Cinderella stories are rare at Augusta where even the long shot winners, like Ben Crenshaw last year and Jack Nicklaus in 1986, are among the game's elite. On the other hand, Fuzzy Zoeller proved through his victory in 1979, that it is possible to win here at the first attempt.
The 19 first time challengers are (US unless states) Woody Austin, Michael Campbell (New Zealand), Alexander Cejka (Germany), Jerry Courville, Ed Dougherty, David Duvall, Jim Furyk, Paul Goydos, Tim Herron, Staoshi Higashi (Japan), Buddy Marueci, Scott McCarron, Mark Roe (England), Gordon Sherry (Scotland), Stankowski, Steve Stricker, Kirk Triplett, Ted Tryba and Chris Wollman.
It is a particularly auspicious occasion for Sherry, the 6ft 8ins Scot, who made such a superb contribution to the Walker Cup triumph by Britain and Ireland over the US last September. Yesterday was his 22nd birthday. And this will be his last event as an amateur before he joins paid ranks next week, preparatory to his European Tour debut in the Italian Open on May 2nd to 5th.
As he stood in the sunshine, against a backdrop of stunning beauty yesterday, Sherry gave us, his inquisitors, a bit of a jolt by remarking "My attitude to golf has changed in the last month . . .after what happened in Dunblane.

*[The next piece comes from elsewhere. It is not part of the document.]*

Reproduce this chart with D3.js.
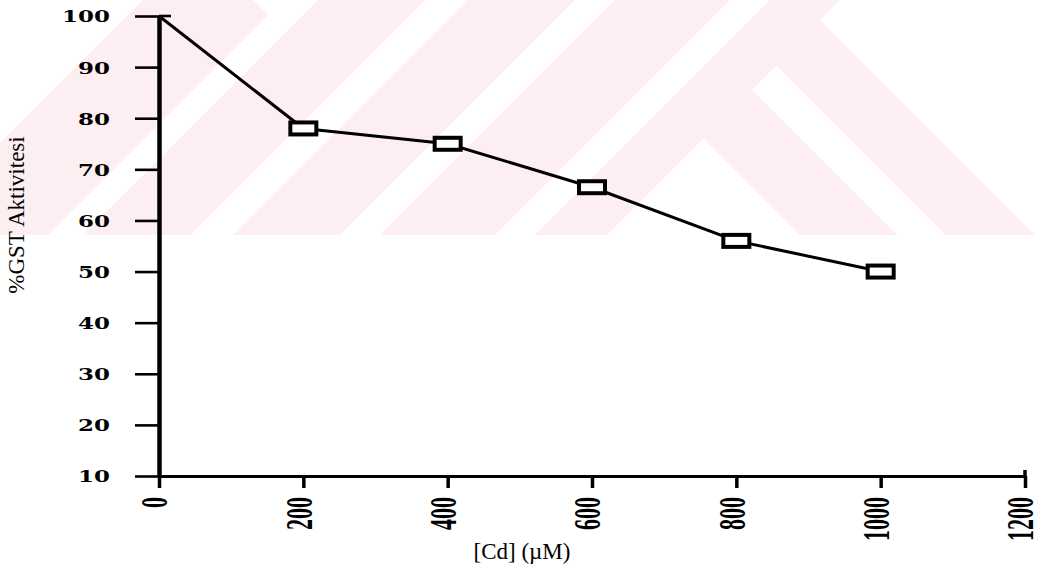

One of my tutors (at Stirling University) "lost his daughter."
A player of remarkable warmth and self confidence, he spoke of the impending challenge, while sparring verbally with American television crews. "I'm from the birthplace of William Wallace they made the film Braveheart about him," he said with a mischievous grin, knowing he had struck a topical chord. Then he added "Being here is what winning the British Amateur is all about."
One sensed that Sherry would not be in need of tranquillisers, no more than Austin who was rookie of 1995 on the USPGA Tour. "I'm playing a practice round with Arnold Palmer tomorrow (Tuesday) and I'm going to pick his brains," said the American. "I've been pretty excited about coming here, right back to when I qualified by winning the Buick Open last year."
Duvall conceded yesterday that there was "a ton of local knowledge involved" in making a worthwhile Masters challenge. Meanwhile, Stricker, who earned a place in the field by finishing in a tie for 13th in the US Open last June, will have his wife, Nicki, caddying for him during this special week.
"When Nicki and I got our first look at the place, we were both kinda awed, but that's what I wanted to get over by coming here early," he said, referring to a decision to travel here after missing the cut in the Players' Championship. "Ideally, you want to concentrate on playing, rather than on all the history connected with the place."
So, what sort of chance do the newcomers have? "I think it's always been a little bit exaggerated how a first timer can't win at Augusta or play well there," said Curtis Strange, who will be making his 20th Masters appearance this week. "I believe that when you get it going, you can play good anywhere."
Come Thursday, there will be a certain 19 challengers who will be hoping he's right.